My biggest problem with the reader code from part 5 was that I was only detecting the lengths of the LOW periods, but not the HIGH periods, so I was only getting half the bits.
Secondly, after a hint from a RFID reader IC datasheet (http://www.125khz-rfid-reader.com/how-the-driver-works/how-the-driver-functions), I realized I also didn't have to muck about with detecting both rising and falling edges as various other literature indicated.
"Using a clever detection method the driver only needs to detect each rising edge to determine the preceeding bit states, reducing the interrupt burden on the main application. Also only detecting each rising edge removes issues of dealing with non perfect high and low widths within each cycle – being radio they are often not perfectly 50/50, but the overall bit frequency will be relatively accurate."
At this point, I was logging the timer value for each rising edge to the serial port so I can get a look at what exactly was being received. Just as a picture tells a thousand words this text file pointed me towards what to do next.
Here's a piece of the log where I've manually annotated the lows and highs to indicate short or long lows and highs. (0 is a short low, 00 is a long low, 000 is a "triple low," which occurs only in the tag header. 1s indicate the length of the highs similarly).
Basically, the lows are easy, they're always around 900-1000 'ticks' for a short, and around 1500-1600 for a long. A triple long low is around 2500.
The highs are a little trickier. Since the carrier is pulsed, we get a rising edge every time the carriers rises above the threshold value. These show up in the log as multiple entries around 150 ticks in duration. A "short high" gives about 4, a "long high" is about 8, and a "triple long high" (seen right after the leading 000) gives about 14 of them.
One additional tricky part was figuring how to detect the end of a "high" period, since the event trigger only gives rising edges, meaning I don't know the High is done before I reach the end of the Low period immediately after. To solve this, I added an Overflow interrupt handler to my input capture timer, set to a length of 200. This ensures that the overflow interrupt will always fire as soon as "no more rising edges" are detected in a sequence.
A problem I'd been having all along at home had been viewing the received signal on my analog non-storage oscilloscope due to the inability to "pause" the display, or accurately trigger on the beginning of the tag signal.
However, this was solved once I was accurately able to detect the "3T low 3T high" tag header in my code. I enabled a second debug pin and toggle it on and off each time I detect that sequence. This now finally allows me to accurately view the received manchester bits on my scope.

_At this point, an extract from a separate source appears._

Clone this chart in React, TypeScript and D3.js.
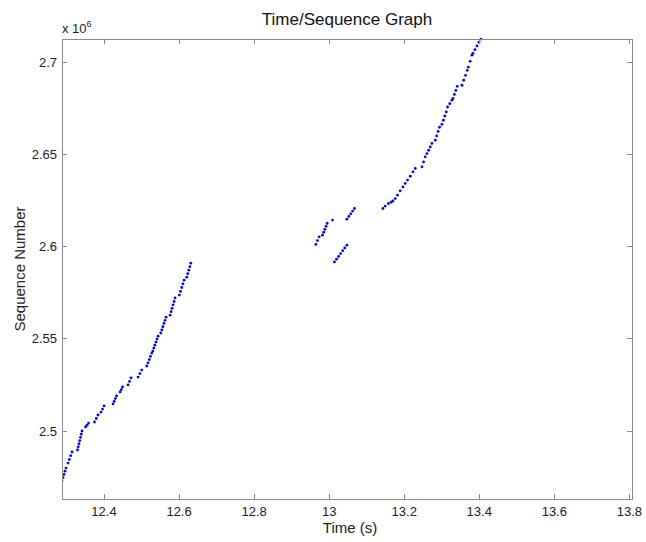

I still didn't quite get the idea of reconstructing the data clock, but after finding this forum comment and having a long chat with Danny at the hackerspace, I finally had my decoding approach:
Basically, two things you need to do are to:
A) accurately determine where the message begins. Looking at the data, I realized there was a repeating 3T low followed by a 3T high. Since Manchester encoding forbids any high or low longer than 2T, this was clearly our header signal. Thus, the first rising edge after our 3T high marks the beginning of the actual data stream.
B) decode the 0s and 1s into the original data bits. In my case, the expanded representation of the "shorts" as 1 digit, and "longs" as two digits effectively reconstructs our clock signal, and lets us decode the stream by simply interpreting every received "01" as a data "0", and every "10" as a data "1".

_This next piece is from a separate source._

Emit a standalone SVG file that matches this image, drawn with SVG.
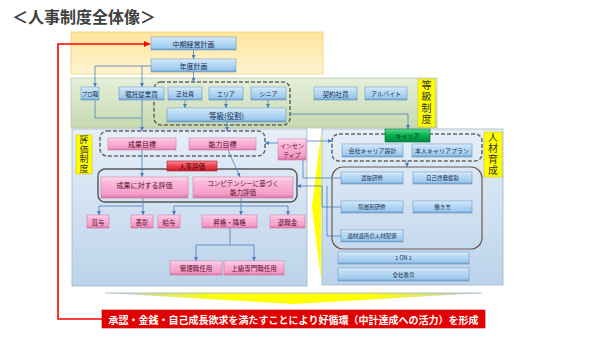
<svg xmlns="http://www.w3.org/2000/svg" width="590" height="341" viewBox="0 0 590 341">
<defs>
<linearGradient id="gb" x1="0" y1="0" x2="0" y2="1">
<stop offset="0" stop-color="#e6f3fd"/><stop offset="0.2" stop-color="#c3e0f7"/><stop offset="0.8" stop-color="#9fcbee"/><stop offset="1" stop-color="#6f9ccb"/>
</linearGradient>
<linearGradient id="gp" x1="0" y1="0" x2="0" y2="1">
<stop offset="0" stop-color="#fde0ef"/><stop offset="0.2" stop-color="#fbbcdc"/><stop offset="0.8" stop-color="#f59dca"/><stop offset="1" stop-color="#d6729f"/>
</linearGradient>
<linearGradient id="gr" x1="0" y1="0" x2="0" y2="1">
<stop offset="0" stop-color="#ff8a96"/><stop offset="0.5" stop-color="#f2414f"/><stop offset="1" stop-color="#c81e2c"/>
</linearGradient>
<linearGradient id="gg" x1="0" y1="0" x2="0" y2="1">
<stop offset="0" stop-color="#5fdc8c"/><stop offset="0.5" stop-color="#00b050"/><stop offset="1" stop-color="#00873c"/>
</linearGradient>
<linearGradient id="gy" x1="0" y1="0" x2="0" y2="1">
<stop offset="0" stop-color="#fde59a"/><stop offset="1" stop-color="#fff4d2"/>
</linearGradient>
<linearGradient id="ggr" x1="0" y1="0" x2="0" y2="1">
<stop offset="0" stop-color="#e6efdb"/><stop offset="1" stop-color="#c6dab0"/>
</linearGradient>
<linearGradient id="gpl" x1="0" y1="0" x2="0" y2="1">
<stop offset="0" stop-color="#e6eff8"/><stop offset="1" stop-color="#bcd3ea"/>
</linearGradient>
<linearGradient id="gya" x1="0" y1="0" x2="1" y2="0">
<stop offset="0" stop-color="#b8cde0"/><stop offset="0.3" stop-color="#ffff00"/><stop offset="0.7" stop-color="#ffff00"/><stop offset="1" stop-color="#b8cde0"/>
</linearGradient>
<marker id="ab" viewBox="0 0 6 6" refX="6" refY="3" markerWidth="4" markerHeight="4" markerUnits="userSpaceOnUse" orient="auto"><path d="M0,0 L6,3 L0,6 z" fill="#4a7ebb"/></marker>
<marker id="ar" viewBox="0 0 6 6" refX="6" refY="3" markerWidth="6" markerHeight="6" markerUnits="userSpaceOnUse" orient="auto"><path d="M0,0 L6,3 L0,6 z" fill="#ff0000"/></marker>
</defs>
<style>
.t{font-family:"Noto Sans CJK JP","Noto Sans CJK SC",sans-serif;text-anchor:middle;dominant-baseline:central}
.nb{fill:url(#gb);stroke:#6d97c4;stroke-width:0.6}
.np{fill:url(#gp);stroke:#d27aa6;stroke-width:0.6}
.tb{fill:#1a2e50}
.tp{fill:#5a0f2a}
.lab{fill:#ffff00;stroke:#d8c800;stroke-width:0.6}
.tv{font-family:"Noto Sans CJK JP","Noto Sans CJK SC",sans-serif;writing-mode:vertical-rl;text-anchor:middle;fill:#333}
.dash{fill:none;stroke:#666;stroke-width:1.5;stroke-dasharray:4 2}
.sol{fill:none;stroke:#555;stroke-width:1.4}
.c{fill:none;stroke:#4a7ebb;stroke-width:0.8}
.ca{fill:none;stroke:#4a7ebb;stroke-width:0.8;marker-end:url(#ab)}
</style>
<rect width="590" height="341" fill="#ffffff"/>
<text class="t" x="12" y="16" style="text-anchor:start;font-size:16px;font-weight:bold;fill:#404040">＜人事制度全体像＞</text>

<g id="panels">
<rect x="71" y="32" width="252" height="42" fill="url(#gy)" stroke="#f2cf6e" stroke-width="0.8"/>
<rect x="71" y="78" width="366" height="50" fill="url(#ggr)" stroke="#b9c9ab" stroke-width="0.8"/>
<rect x="72" y="129" width="235" height="157" fill="url(#gpl)" stroke="#a0b4c8" stroke-width="0.8"/>
<rect x="322" y="129" width="181" height="156" fill="url(#gpl)" stroke="#a0b4c8" stroke-width="0.8"/>
<polygon points="321,133 321,280 312,207" fill="#ffff00"/>
<polygon points="105,293 482,293 293,304" fill="url(#gya)"/>
<line x1="105" y1="293" x2="482" y2="293" stroke="#9fb4c8" stroke-width="0.8"/>
</g>

<g id="label-toukyu"><rect class="lab" x="418" y="79" width="17" height="48"/>
<text class="tv" x="426.5" y="103" font-size="10" letter-spacing="1.5">等級制度</text></g>
<g id="label-hyouka"><rect class="lab" x="76" y="135" width="16" height="39"/>
<text class="tv" x="84" y="154.5" font-size="9" letter-spacing="0.5">評価制度</text></g>
<g id="label-jinzai"><rect class="lab" x="484" y="132" width="18" height="45"/>
<text class="tv" x="493" y="154.5" font-size="10" letter-spacing="1">人材育成</text></g>

<g id="groups">
<rect class="dash" x="154" y="82" width="136" height="43" rx="7"/>
<rect class="dash" x="100" y="131" width="165" height="25" rx="7"/>
<rect class="sol" x="98" y="169" width="199" height="33" rx="7"/>
<rect class="dash" x="332" y="134" width="150" height="27" rx="7"/>
<rect class="sol" x="332" y="167" width="150" height="82" rx="11" style="stroke:#6a5a52;stroke-width:1.2"/>
</g>

<g id="connectors">
<path class="ca" d="M193.5,50 V59"/>
<path class="ca" d="M193.5,72 V82"/>
<path class="ca" d="M151,66 H95 V87"/>
<path class="ca" d="M142,66 V87"/>
<path class="c" d="M95,100 V118 H142"/>
<path class="ca" d="M142,100 V131"/>
<path class="ca" d="M185,100 V108"/>
<path class="ca" d="M226,100 V108"/>
<path class="ca" d="M268,100 V108"/>
<path class="ca" d="M290,114 H408 V129"/>
<path class="ca" d="M227,122 V131"/>
<path class="ca" d="M142,150 V177"/>
<path class="ca" d="M228,150 L240,177"/>
<path class="ca" d="M278,143 H265"/>
<path class="ca" d="M307,141 H332"/>
<path class="c" d="M303,160 V178 H341"/>
<path class="ca" d="M341,207 H322 V186 H297"/>
<path class="c" d="M341,236 H327 V186"/>
<path class="ca" d="M407,161 V167"/>
<path class="c" d="M143,198 V206 H99"/>
<path class="ca" d="M99,206 V215"/>
<path class="ca" d="M143,206 V215"/>
<path class="c" d="M241,198 V206 M174,206 H288"/>
<path class="ca" d="M174,206 V215"/>
<path class="ca" d="M241,206 V215"/>
<path class="ca" d="M288,206 V215"/>
<path class="c" d="M230,228 V245 M196,245 H254"/>
<path class="ca" d="M196,245 V261"/>
<path class="ca" d="M254,245 V261"/>
<path d="M102,319 H58 V44 H150" fill="none" stroke="#ff0000" stroke-width="1.6" marker-end="url(#ar)"/>
</g>

<g id="n-chuki"><rect class="nb" x="151" y="37" width="85" height="13"/><text class="t tb" x="193.5" y="43.5" font-size="7">中期経営計画</text></g>
<g id="n-nendo"><rect class="nb" x="151" y="59" width="85" height="13"/><text class="t tb" x="193.5" y="65.5" font-size="7">年度計画</text></g>
<g id="n-pro"><rect class="nb" x="81" y="87" width="18" height="13"/><text class="t tb" x="90" y="93.5" font-size="5.5">プロ職</text></g>
<g id="n-shokutaku"><rect class="nb" x="119" y="87" width="45" height="13"/><text class="t tb" x="141.5" y="93.5" font-size="6.5">嘱託従業員</text></g>
<g id="n-seishain"><rect class="nb" x="168" y="87" width="34" height="13"/><text class="t tb" x="185" y="93.5" font-size="6">正社員</text></g>
<g id="n-area"><rect class="nb" x="209" y="87" width="34" height="13"/><text class="t tb" x="226" y="93.5" font-size="6">エリア</text></g>
<g id="n-senior"><rect class="nb" x="251" y="87" width="35" height="13"/><text class="t tb" x="268.5" y="93.5" font-size="6">シニア</text></g>
<g id="n-toukyu"><rect class="nb" x="167" y="108" width="119" height="14"/><text class="t tb" x="226.5" y="115" font-size="7.5">等級(役割)</text></g>
<g id="n-keiyaku"><rect class="nb" x="314" y="87" width="43" height="13"/><text class="t tb" x="335.5" y="93.5" font-size="6.5">契約社員</text></g>
<g id="n-arubaito"><rect class="nb" x="365" y="87" width="42" height="13"/><text class="t tb" x="386" y="93.5" font-size="6">アルバイト</text></g>

<g id="n-seikamokuhyo"><rect class="np" x="108" y="138" width="68" height="12"/><text class="t tp" x="142" y="144" font-size="7">成果目標</text></g>
<g id="n-nouryokumokuhyo"><rect class="np" x="189" y="138" width="67" height="12"/><text class="t tp" x="222.5" y="144" font-size="7">能力目標</text></g>
<g id="n-incentive"><rect class="np" x="278" y="139" width="28" height="21"/><text class="t tp" x="292" y="145" font-size="6">インセン</text><text class="t tp" x="292" y="154" font-size="6">ティブ</text></g>
<g id="n-jinjihyoka"><rect x="167" y="161" width="50" height="10" fill="url(#gr)" stroke="#b01828" stroke-width="0.6"/><text class="t" x="192" y="166" font-size="6.5" fill="#3a0000">人事評価</text></g>
<g id="n-seikahyoka"><rect class="np" x="101" y="177" width="87" height="21"/><text class="t tp" x="144.5" y="185" font-size="7">成果に対する評価</text></g>
<g id="n-competency"><rect class="np" x="193" y="177" width="100" height="21"/><text class="t tp" x="243" y="183" font-size="6.5">コンピテンシーに基づく</text><text class="t tp" x="243" y="192" font-size="6.5">能力評価</text></g>
<g id="n-shoyo"><rect class="np" x="87" y="215" width="22" height="13"/><text class="t tp" x="98" y="221.5" font-size="6.5">賞与</text></g>
<g id="n-hyosho"><rect class="np" x="131" y="215" width="22" height="13"/><text class="t tp" x="142" y="221.5" font-size="6.5">表彰</text></g>
<g id="n-kyuyo"><rect class="np" x="158" y="215" width="22" height="13"/><text class="t tp" x="169" y="221.5" font-size="6.5">給与</text></g>
<g id="n-shokaku"><rect class="np" x="202" y="215" width="55" height="13"/><text class="t tp" x="229.5" y="221.5" font-size="6.5">昇格・降格</text></g>
<g id="n-taishokukin"><rect class="np" x="270" y="215" width="35" height="13"/><text class="t tp" x="287.5" y="221.5" font-size="6.5">退職金</text></g>
<g id="n-kanrishoku"><rect class="np" x="170" y="261" width="52" height="14"/><text class="t tp" x="196" y="268" font-size="6.5">管理職任用</text></g>
<g id="n-joukyu"><rect class="np" x="224" y="261" width="60" height="14"/><text class="t tp" x="254" y="268" font-size="6.5">上級専門職任用</text></g>

<g id="n-career"><rect x="385" y="129" width="45" height="13" fill="url(#gg)" stroke="#00703a" stroke-width="0.6"/><text class="t" x="407.5" y="135.5" font-size="6" fill="#0a2a12">キャリア</text></g>
<g id="n-kaishacareer"><rect class="nb" x="342" y="144" width="61" height="13"/><text class="t tb" x="372.5" y="150.5" font-size="6">会社キャリア設計</text></g>
<g id="n-honnincareer"><rect class="nb" x="412" y="144" width="60" height="13"/><text class="t tb" x="442" y="150.5" font-size="6">本人キャリアプラン</text></g>
<g id="n-senbatsu"><rect class="nb" x="341" y="172" width="62" height="12"/><text class="t tb" x="372" y="178" font-size="5.5">選抜研修</text></g>
<g id="n-jikokeihatsu"><rect class="nb" x="413" y="172" width="59" height="12"/><text class="t tb" x="442.5" y="178" font-size="5.5">自己啓発援助</text></g>
<g id="n-kaisou"><rect class="nb" x="341" y="201" width="62" height="12"/><text class="t tb" x="372" y="207" font-size="5.5">階層別研修</text></g>
<g id="n-hatarakikata"><rect class="nb" x="413" y="201" width="59" height="12"/><text class="t tb" x="442.5" y="207" font-size="5.5">働き方</text></g>
<g id="n-tekizai"><rect class="nb" x="341" y="230" width="62" height="12"/><text class="t tb" x="372" y="236" font-size="5.5">適材適所の人材配置</text></g>
<g id="n-1on1"><rect class="nb" x="338" y="252" width="131" height="12"/><text class="t tb" x="403.5" y="258" font-size="5.5">1 ON 1</text></g>
<g id="n-zensha"><rect class="nb" x="338" y="268" width="131" height="13"/><text class="t tb" x="403.5" y="274.5" font-size="5.5">全社教育</text></g>

<g id="n-result"><rect x="102" y="310" width="383" height="18" fill="#e30000" stroke="#c00000" stroke-width="0.6"/><text class="t" x="293.5" y="319" font-size="10" font-weight="bold" fill="#ffffff">承認・金銭・自己成長欲求を満たすことにより好循環（中計達成への活力）を形成</text></g>
</svg>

Finally once you have the actual data bits, you have to convert them back to the card values, which for HID means the first 20 bits contain the "Manufacturer Code" (always constant), then 8 bits of "site code", and finally 16 bits of 'card code' and a trailing parity bit.
This is where the code stands right now. I can read both my badges pretty reliably, but the threshold voltage is still manually adjusted which limits the read distance to a very narrow range.
Next steps, I want to:
- implement a dynamic threshold voltage via PWM,
- display the decoded digits via LCD, or at least flash a LED on successful read.